Tuhan menggunakan perhitungan tujuh puluh kali tujuh sebagai metafora dari Pendamaian-Nya yang tak terbatas, kasih-Nya yang tak terbatas, dan kasih karunia-Nya yang tak terbatas. “Ya, dan sesering umat-Ku bertobat akanlah Aku ampuni mereka pelanggaran mereka terhadap-Ku.”16
Itu tidak berarti bahwa sakramen menjadi izin untuk berdosa. Itulah alasannya frasa ini disertakan dalam kitab Moroni, “Tetapi sesering mereka bertobat dan mengupayakan pengampunan, dengan maksud yang sungguh-sungguh, mereka diampuni.”17
Maksud yang sungguh-sungguh berarti dengan upaya nyata dan dengan perubahan nyata. “Perubahan” adalah kata utama yang digunakan dalam Penuntun bagi Tulisan Suci untuk mendefinisikan pertobatan: “Perubahan pikiran dan hati yang membawa sikap yang baru terhadap Allah, diri sendiri, dan kehidupan secara umum.”18 Perubahan semacam itu menghasilkan pertumbuhan rohani. Keberhasilan kita, kemudian, bukanlah beranjak dari kegagalan ke kegagalan, tetapi bertumbuh dari kegagalan ke kegagalan tanpa kehilangan antusiasme.

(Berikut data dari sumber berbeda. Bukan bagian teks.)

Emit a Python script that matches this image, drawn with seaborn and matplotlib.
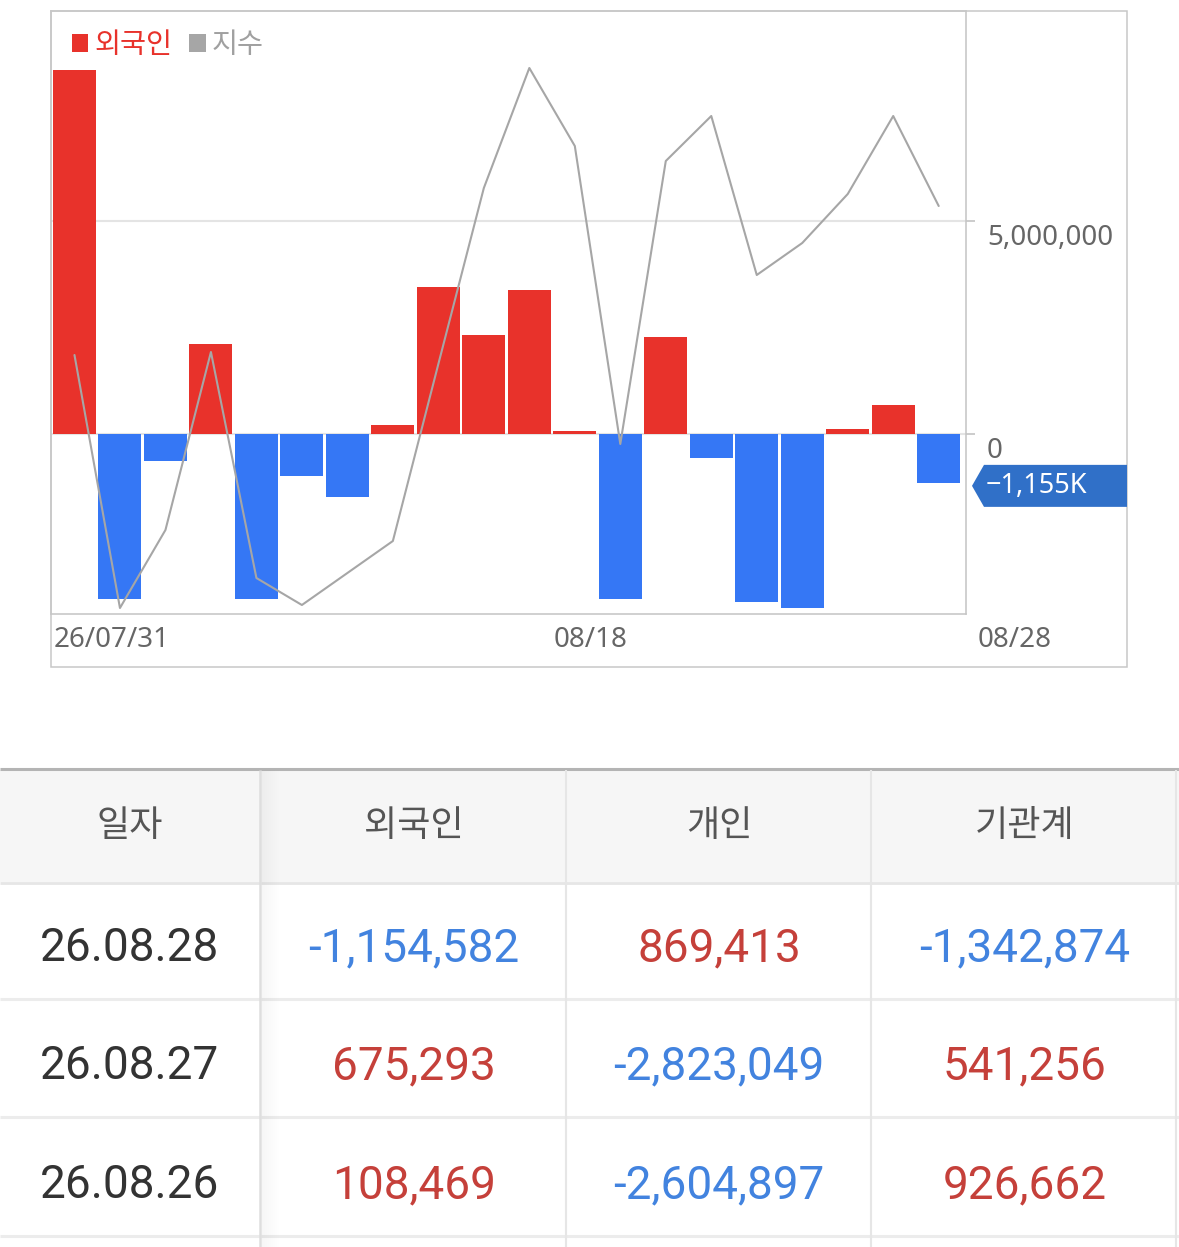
import numpy as np
import pandas as pd
import matplotlib
matplotlib.use('Agg')
import matplotlib.pyplot as plt
import matplotlib.transforms as mtransforms
import seaborn as sns
from matplotlib.patches import Patch, Rectangle, Polygon

# chart data: foreign net buying (shares) and index line, 26/07/31 ~ 08/28
dates = ['07/31', '08/03', '08/04', '08/05', '08/06', '08/07', '08/10', '08/11',
         '08/12', '08/13', '08/14', '08/18', '08/19', '08/20', '08/21', '08/24',
         '08/25', '08/26', '08/27', '08/28']
foreign = [8540000, -3880000, -630000, 2110000, -3880000, -990000, -1480000, 200000,
           3450000, 2330000, 3380000, 60000, -3880000, 2270000, -560000, -3950000,
           -4090000, 108469, 675293, -1154582]
index_vals = [3129.5, 3003, 3042, 3131, 3018, 3004.5, 3020.5, 3036.5, 3125, 3213,
              3273, 3234, 3085, 3226.5, 3249, 3169.5, 3185.5, 3210, 3249, 3204]
xtick_labels = ['26/07/31', '08/18', '08/28']
legend_labels = ['외국인', '지수']
yticks = [0, 5000000]

# table data (latest three days)
tbl_header = ['일자', '외국인', '개인', '기관계']
tbl_dates = ['26.08.28', '26.08.27', '26.08.26']
tbl_foreign = [-1154582, 675293, 108469]
tbl_individual = [869413, -2823049, -2604897]
tbl_inst = [-1342874, 541256, 926662]

RED = '#E8322B'
BLUE = '#3577F5'
LINE_GRAY = '#a6a6a6'
TXT_GRAY = '#666666'
TAG_BLUE = '#3070C8'
T_RED = '#C5403A'
T_BLUE = '#4283DF'

sns.set_theme(style='white')
plt.rcParams['font.family'] = ['Noto Sans', 'Noto Sans CJK KR', 'DejaVu Sans']

W, H = 1179, 1247
fig = plt.figure(figsize=(W / 100, H / 100), dpi=100)
fig.patch.set_facecolor('white')

# ---- chart ----
ax = fig.add_axes([51 / W, 1 - 614 / H, 915 / W, 603 / H])
df = pd.DataFrame({'date': dates, 'foreign': foreign})
df['side'] = np.where(df['foreign'] >= 0, 'buy', 'sell')
sns.barplot(data=df, x='date', y='foreign', hue='side', order=dates,
            palette={'buy': RED, 'sell': BLUE}, dodge=False, width=0.945,
            saturation=1, errorbar=None, legend=False, linewidth=0, ax=ax)

ax2 = ax.twinx()
sns.lineplot(x=np.arange(len(index_vals)), y=index_vals, ax=ax2,
             color=LINE_GRAY, linewidth=1.5)
ax2.set_ylim(3000, 3301.5)
ax2.set_axis_off()

ax.set_xlim(-0.516, 19.6)
ax.set_ylim(-4.235e6, 9.93e6)
ax.set_xlabel('')
ax.set_ylabel('')
ax.set_xticks([])

ax.yaxis.tick_right()
ax.set_yticks(yticks)
ax.tick_params(axis='y', right=True, left=False, labelright=False,
               length=6.5, width=1.2, color='#c4c4c4')
ax.yaxis.grid(True, color='#e4e4e4', linewidth=1.5)
ax.xaxis.grid(False)
ax.set_axisbelow(True)
for s in ax.spines.values():
    s.set_color('#c4c4c4')
    s.set_linewidth(1.1)

# value labels sit just below their gridline, right of the plot
ytrans = mtransforms.offset_copy(
    mtransforms.blended_transform_factory(ax.transAxes, ax.transData),
    fig=fig, y=-3, units='dots')
for v in yticks:
    ax.text(1.023, v, f'{v:,}', transform=ytrans, ha='left', va='top',
            fontsize=20, color=TXT_GRAY)

# date labels under the chart
blend = mtransforms.blended_transform_factory(ax.transData, ax.transAxes)
for pos, lab in zip([0 - 0.45, 11 - 0.47, 19 + 0.85], xtick_labels):
    ax.text(pos, -0.043, lab, transform=blend, ha='left', va='center',
            fontsize=20, color=TXT_GRAY)

handles = [Patch(facecolor=RED, edgecolor='none'),
           Patch(facecolor='#a6a6a6', edgecolor='none')]
ax.legend(handles, legend_labels, loc='upper left', ncol=2,
          bbox_to_anchor=(72 / W, 1 - 30 / H), bbox_transform=fig.transFigure,
          frameon=False, borderpad=0, borderaxespad=0, handlelength=0.57,
          handleheight=0.57, handletextpad=0.22, columnspacing=0.6,
          labelcolor=[RED, '#a0a0a0'],
          prop={'family': ['Noto Sans CJK KR', 'DejaVu Sans'], 'size': 20.4})

# ---- overlay in pixel coordinates (frame, tag, table) ----
ov = fig.add_axes([0, 0, 1, 1])
ov.set_xlim(0, W)
ov.set_ylim(H, 0)
ov.axis('off')

ov.add_patch(Rectangle((51, 11), 1076, 656, fill=False, ec='#c8c8c8', lw=1.1))

# last value tag
yv = H - ax.transData.transform((0, foreign[-1]))[1] + 3
tag = [(972, yv), (984, yv - 21), (1127, yv - 21), (1127, yv + 21), (984, yv + 21)]
ov.add_patch(Polygon(tag, closed=True, fc=TAG_BLUE, ec='none'))
tag_text = f'{foreign[-1] / 1000:,.0f}K'.replace('-', '\u2212')
ov.text(986, yv, tag_text, color='white', fontsize=19.5, ha='left', va='center')

# table
col_x = [130, 414, 719, 1025]
row_base = [961, 1079, 1198]
tfont = ['Roboto', 'Noto Sans CJK KR', 'DejaVu Sans']

ov.add_patch(Rectangle((0, 770), W, 112, fc='#f6f6f6', ec='none'))
ov.plot([0, W], [769, 769], color='#b4b4b4', lw=2.2, solid_capstyle='butt')
ov.plot([0, W], [883, 883], color='#e6e6e6', lw=2, solid_capstyle='butt')
for yy in [999, 1117, 1236]:
    ov.plot([0, W], [yy, yy], color='#ececec', lw=2.2, solid_capstyle='butt')
for xx in [566, 871, 1176]:
    ov.plot([xx, xx], [770, H], color='#e6e6e6', lw=1.5, solid_capstyle='butt')
ov.plot([260, 260], [770, H], color='#dedede', lw=1.8, solid_capstyle='butt')
for k in range(18):
    ov.plot([261.5 + k, 261.5 + k], [770, H], color='black',
            alpha=0.035 * (1 - k / 18), lw=0.75, solid_capstyle='butt')

for cx, name in zip(col_x, tbl_header):
    ov.text(cx, 826, name, ha='center', va='center', fontsize=26,
            color='#555555', family=tfont)

for i, d in enumerate(tbl_dates):
    ov.text(col_x[0], row_base[i], d, ha='center', va='baseline', fontsize=33,
            color='#333333', family=tfont)
    for cx, vals in zip(col_x[1:], [tbl_foreign, tbl_individual, tbl_inst]):
        v = vals[i]
        ov.text(cx, row_base[i], f'{v:,}', ha='center', va='baseline',
                fontsize=33, color=T_BLUE if v < 0 else T_RED, family=tfont)

fig.savefig('out.png', dpi=100)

Mengenai perubahan, pertimbangkan wawasan berikut: “Segala sesuatu yang tidak berubah tetaplah sama.” Pernyataan yang gamblang ini tidak bermaksud menghina kecerdasan Anda tetapi merupakan kebijaksanaan yang mendalam Presiden Boyd K. Packer, yang kemudian menambahkan, “Dan ketika kita berhenti berubah—kita berhenti untuk maju.”19
Karena kita tidak ingin melaluinya sampai kita menjadi seperti Juruselamat kita,20 kita perlu bangkit setiap kali kita terjatuh, dengan hasrat untuk terus bertumbuh dan maju terlepas dari kelemahan-kelemahan kita. Dalam kelemahan kita, Dia meyakinkan kita, “Cukuplah kasih karunia-Ku bagimu, sebab justru dalam kelemahanlah kuasa-Ku menjadi sempurna.”21
Hanya dengan fotografi selang waktu [time-lapse] atau bagan pertumbuhan kita dapat membedakan pertumbuhan jasmani kita. Demikian juga, pertumbuhan rohani kita biasanya tidak terasa kecuali melalui lensa waktu masa lalu. Adalah bijaksana untuk secara reguler melakukan introspeksi melalui lensa itu untuk mengenali progres kita dan mengilhami kita untuk “maju terus dengan ketabahan di dalam Kristus, memiliki kecemerlangan harapan yang sempurna.”22
Saya selamanya bersyukur untuk kebaikan penuh kasih, kesabaran, dan kepanjangsabaran Orangtua Surgawi dan Juruselamat, yang memberi kita kesempatan kedua yang tak terhitung pada perjalanan pulang kita ke hadirat Mereka. Dalam nama Yesus Kristus, amin.